Le magistrat a ajouté que les «tentes, équipements, générateurs et installations» des militants d'Occupy Wall Street vont à l'encontre des «droits et devoirs du propriétaire d'entretenir le parc, ou encore des droits des gens qui voudraient profiter de cet espace en toute sécurité».

Peu après ce verdict, la police de New York a permis aux manifestants de retourner sur la place Zuccotti, qui appartient à la société immobilière Brookfield Properties.

«La place Zuccotti restera ouverte pour tous ceux qui veulent en jouir, tant qu'ils respecteront les règlements du parc», a déclaré Michael Bloomberg dans un communiqué.

Au début de la journée, le maire de New York a justifié l'expulsion des indignés en évoquant notamment des raisons de «sécurité et de santé».

«La majorité des protestataires était pacifique et responsable. Mais une minorité ne l'était pas, et avec l'augmentation du nombre de protestataires, cela a créé une situation intolérable», a déclaré Michael Bloomberg lors d'une conférence de presse.

Des centaines de manifestants ont célébré dans la joie la réouverture de la place Zuccotti, qu'ils occupaient depuis le 17 septembre. En début de soirée, le bruit des tambours s'est de nouveau fait entendre, de même que le chant des slogans. «Vous ne pouvez pas évincer une idée», a-t-on notamment entendu.

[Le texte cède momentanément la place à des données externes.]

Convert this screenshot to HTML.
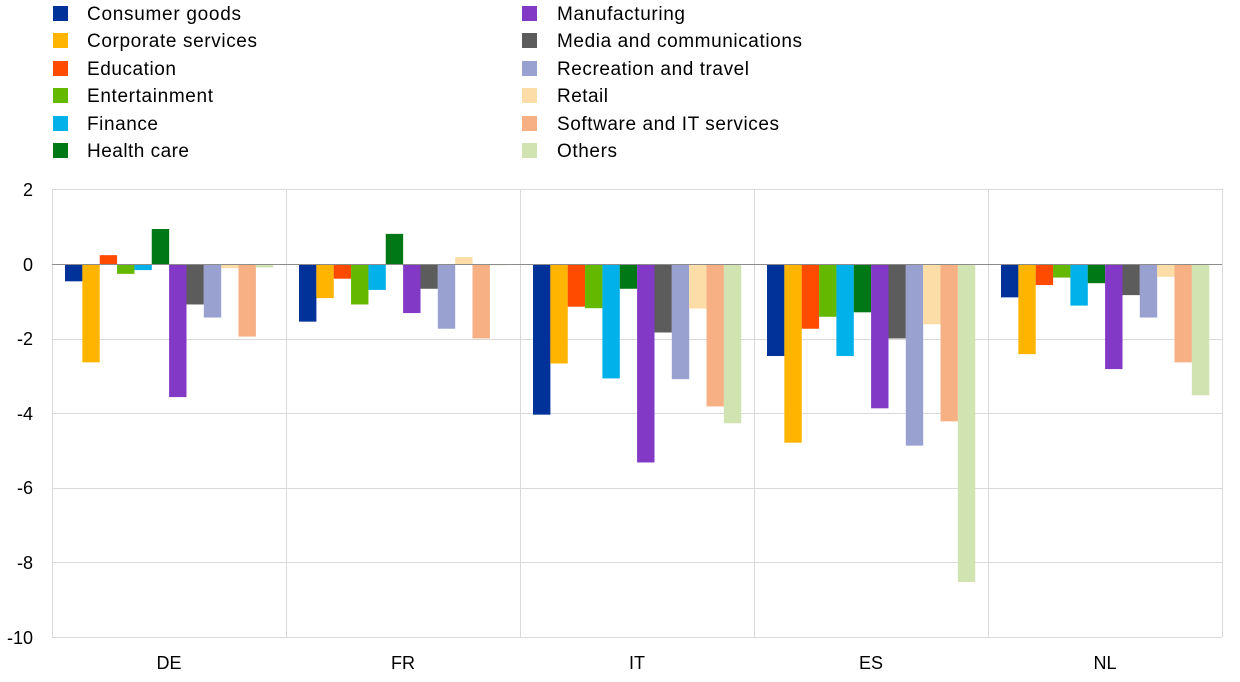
<!DOCTYPE html>
<html><head><meta charset="utf-8"><style>
body{margin:0;background:#fff;}
svg{display:block;font-family:"Liberation Sans",Arial,sans-serif;}
</style></head><body>
<svg width="1240" height="682" viewBox="0 0 1240 682" xmlns="http://www.w3.org/2000/svg">
<g font-size="19" fill="#000" lengthAdjust="spacingAndGlyphs">
<rect x="53" y="6" width="15" height="15" fill="#003299"/><text x="87" y="20" textLength="154">Consumer goods</text>
<rect x="53" y="33" width="15" height="15" fill="#ffb400"/><text x="87" y="47" textLength="170">Corporate services</text>
<rect x="53" y="61" width="15" height="15" fill="#ff4b00"/><text x="87" y="75" textLength="89">Education</text>
<rect x="53" y="88" width="15" height="15" fill="#65b800"/><text x="87" y="102" textLength="126">Entertainment</text>
<rect x="53" y="116" width="15" height="15" fill="#00b1ea"/><text x="87" y="130" textLength="71">Finance</text>
<rect x="53" y="143" width="15" height="15" fill="#007816"/><text x="87" y="157" textLength="102">Health care</text>
<rect x="522" y="6" width="15" height="15" fill="#8139c6"/><text x="557" y="20" textLength="128">Manufacturing</text>
<rect x="522" y="33" width="15" height="15" fill="#5c5c5c"/><text x="557" y="47" textLength="245">Media and communications</text>
<rect x="522" y="61" width="15" height="15" fill="#98a1d0"/><text x="557" y="75" textLength="192">Recreation and travel</text>
<rect x="522" y="88" width="15" height="15" fill="#fdddA7"/><text x="557" y="102" textLength="51">Retail</text>
<rect x="522" y="116" width="15" height="15" fill="#f6b084"/><text x="557" y="130" textLength="222">Software and IT services</text>
<rect x="522" y="143" width="15" height="15" fill="#d1e3b0"/><text x="557" y="157" textLength="60">Others</text>
</g>
<g stroke="#d9d9d9" stroke-width="1">
<line x1="52" y1="189.5" x2="1222" y2="189.5"/>
<line x1="52" y1="339.5" x2="1222" y2="339.5"/>
<line x1="52" y1="413.5" x2="1222" y2="413.5"/>
<line x1="52" y1="488.5" x2="1222" y2="488.5"/>
<line x1="52" y1="562.5" x2="1222" y2="562.5"/>
<line x1="52" y1="637.5" x2="1222" y2="637.5"/>
<line x1="52.5" y1="189" x2="52.5" y2="637"/>
<line x1="1222.5" y1="189" x2="1222.5" y2="637"/>
<line x1="286.5" y1="189" x2="286.5" y2="637"/>
<line x1="520.5" y1="189" x2="520.5" y2="637"/>
<line x1="754.5" y1="189" x2="754.5" y2="637"/>
<line x1="988.5" y1="189" x2="988.5" y2="637"/>
</g>
<g font-size="18" text-anchor="end">
<text x="33" y="196">2</text><text x="33" y="271">0</text><text x="33" y="345">-2</text>
<text x="33" y="420">-4</text><text x="33" y="494">-6</text><text x="33" y="569">-8</text><text x="33" y="644">-10</text>
</g>
<g font-size="18" text-anchor="middle">
<text x="169" y="669">DE</text><text x="403" y="669">FR</text><text x="637" y="669">IT</text><text x="871" y="669">ES</text><text x="1105" y="669">NL</text>
</g>
<g transform="translate(65,0)">
<rect x="0" y="264.5" width="17.4" height="16.81" fill="#003299"/>
<rect x="17.35" y="264.5" width="17.4" height="97.86" fill="#ffb400"/>
<rect x="34.7" y="255.16" width="17.4" height="9.34" fill="#ff4b00"/>
<rect x="52.05" y="264.5" width="17.4" height="9.34" fill="#65b800"/>
<rect x="69.4" y="264.5" width="17.4" height="5.6" fill="#00b1ea"/>
<rect x="86.75" y="229.02" width="17.4" height="35.48" fill="#007816"/>
<rect x="104.1" y="264.5" width="17.4" height="132.59" fill="#8139c6"/>
<rect x="121.45" y="264.5" width="17.4" height="39.96" fill="#5c5c5c"/>
<rect x="138.8" y="264.5" width="17.4" height="53.04" fill="#98a1d0"/>
<rect x="156.15" y="264.5" width="17.4" height="3.74" fill="#fdddA7"/>
<rect x="173.5" y="264.5" width="17.4" height="72.09" fill="#f6b084"/>
<rect x="190.85" y="264.5" width="17.4" height="2.99" fill="#d1e3b0"/>
</g>
<g transform="translate(299,0)">
<rect x="0" y="264.5" width="17.4" height="57.15" fill="#003299"/>
<rect x="17.35" y="264.5" width="17.4" height="33.62" fill="#ffb400"/>
<rect x="34.7" y="264.5" width="17.4" height="14.19" fill="#ff4b00"/>
<rect x="52.05" y="264.5" width="17.4" height="39.96" fill="#65b800"/>
<rect x="69.4" y="264.5" width="17.4" height="25.4" fill="#00b1ea"/>
<rect x="86.75" y="233.87" width="17.4" height="30.63" fill="#007816"/>
<rect x="104.1" y="264.5" width="17.4" height="48.56" fill="#8139c6"/>
<rect x="121.45" y="264.5" width="17.4" height="24.28" fill="#5c5c5c"/>
<rect x="138.8" y="264.5" width="17.4" height="64.24" fill="#98a1d0"/>
<rect x="156.15" y="257.03" width="17.4" height="7.47" fill="#fdddA7"/>
<rect x="173.5" y="264.5" width="17.4" height="73.95" fill="#f6b084"/>
<rect x="190.85" y="264.5" width="17.4" height="0.75" fill="#d1e3b0"/>
</g>
<g transform="translate(533,0)">
<rect x="0" y="264.5" width="17.4" height="150.15" fill="#003299"/>
<rect x="17.35" y="264.5" width="17.4" height="98.98" fill="#ffb400"/>
<rect x="34.7" y="264.5" width="17.4" height="42.21" fill="#ff4b00"/>
<rect x="52.05" y="264.5" width="17.4" height="43.7" fill="#65b800"/>
<rect x="69.4" y="264.5" width="17.4" height="113.92" fill="#00b1ea"/>
<rect x="86.75" y="264.5" width="17.4" height="24.28" fill="#007816"/>
<rect x="104.1" y="264.5" width="17.4" height="197.96" fill="#8139c6"/>
<rect x="121.45" y="264.5" width="17.4" height="67.98" fill="#5c5c5c"/>
<rect x="138.8" y="264.5" width="17.4" height="114.66" fill="#98a1d0"/>
<rect x="156.15" y="264.5" width="17.4" height="44.07" fill="#fdddA7"/>
<rect x="173.5" y="264.5" width="17.4" height="141.93" fill="#f6b084"/>
<rect x="190.85" y="264.5" width="17.4" height="158.74" fill="#d1e3b0"/>
</g>
<g transform="translate(767,0)">
<rect x="0" y="264.5" width="17.4" height="91.51" fill="#003299"/>
<rect x="17.35" y="264.5" width="17.4" height="178.16" fill="#ffb400"/>
<rect x="34.7" y="264.5" width="17.4" height="64.24" fill="#ff4b00"/>
<rect x="52.05" y="264.5" width="17.4" height="52.29" fill="#65b800"/>
<rect x="69.4" y="264.5" width="17.4" height="91.51" fill="#00b1ea"/>
<rect x="86.75" y="264.5" width="17.4" height="47.81" fill="#007816"/>
<rect x="104.1" y="264.5" width="17.4" height="143.8" fill="#8139c6"/>
<rect x="121.45" y="264.5" width="17.4" height="73.95" fill="#5c5c5c"/>
<rect x="138.8" y="264.5" width="17.4" height="181.15" fill="#98a1d0"/>
<rect x="156.15" y="264.5" width="17.4" height="59.76" fill="#fdddA7"/>
<rect x="173.5" y="264.5" width="17.4" height="156.87" fill="#f6b084"/>
<rect x="190.85" y="264.5" width="17.4" height="317.48" fill="#d1e3b0"/>
</g>
<g transform="translate(1001,0)">
<rect x="0" y="264.5" width="17.4" height="32.87" fill="#003299"/>
<rect x="17.35" y="264.5" width="17.4" height="89.64" fill="#ffb400"/>
<rect x="34.7" y="264.5" width="17.4" height="20.54" fill="#ff4b00"/>
<rect x="52.05" y="264.5" width="17.4" height="13.07" fill="#65b800"/>
<rect x="69.4" y="264.5" width="17.4" height="41.09" fill="#00b1ea"/>
<rect x="86.75" y="264.5" width="17.4" height="18.68" fill="#007816"/>
<rect x="104.1" y="264.5" width="17.4" height="104.58" fill="#8139c6"/>
<rect x="121.45" y="264.5" width="17.4" height="30.63" fill="#5c5c5c"/>
<rect x="138.8" y="264.5" width="17.4" height="53.04" fill="#98a1d0"/>
<rect x="156.15" y="264.5" width="17.4" height="12.33" fill="#fdddA7"/>
<rect x="173.5" y="264.5" width="17.4" height="97.86" fill="#f6b084"/>
<rect x="190.85" y="264.5" width="17.4" height="130.73" fill="#d1e3b0"/>
</g>
<line x1="52" y1="264.5" x2="1222" y2="264.5" stroke="#8c8c8c" stroke-width="1"/>
</svg>
</body></html>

Tous les indignés ont cependant dénoncé avec vigueur le raid du NYPD, le qualifiant de «brutal» ou d'«illégal».

«Ils nous ont à peine donnés 10 minutes pour quitter le parc de façon pacifique», a raconté Tiffany Rose, une femme de 27 ans originaire du New Jersey qui a campé pendant 44 jours sur la place Zuccotti. «Au bout de 10 minutes, ils ont commencé à utiliser du gaz poivre, des bombes assourdissantes, des bombes lacrymogènes et leurs matraques.»

«C'était tellement propre et bien organisé ici, a-t-elle ajouté. Nous avions notre cuisine, notre bibliothèque avec 500 livres, notre centre médias, notre clinique. Nous avions commencé à établir une véritable communauté et ils ont tout détruit en quelques heures.»

Jason LaTour, un New-Yorkais de 25 ans qui a travaillé à la cuisine du campement, a brossé un portrait moins idyllique de la place Zuccotti.

«L'endroit était devenu difficile à gérer. De plus en plus de gens venaient ici pour consommer de l'alcool ou de la drogue. Cela créait un climat instable, dangereux. Dans un sens, l'évacuation permettra peut-être de relancer le mouvement sur des bases plus saines», a-t-il dit.

Deborah Goodman, secrétaire à la retraite de 50 ans, partage le même espoir.

«Chaque fois que le maire Bloomberg tente de nous écraser, nous en sortons plus forts», a-t-elle déclaré.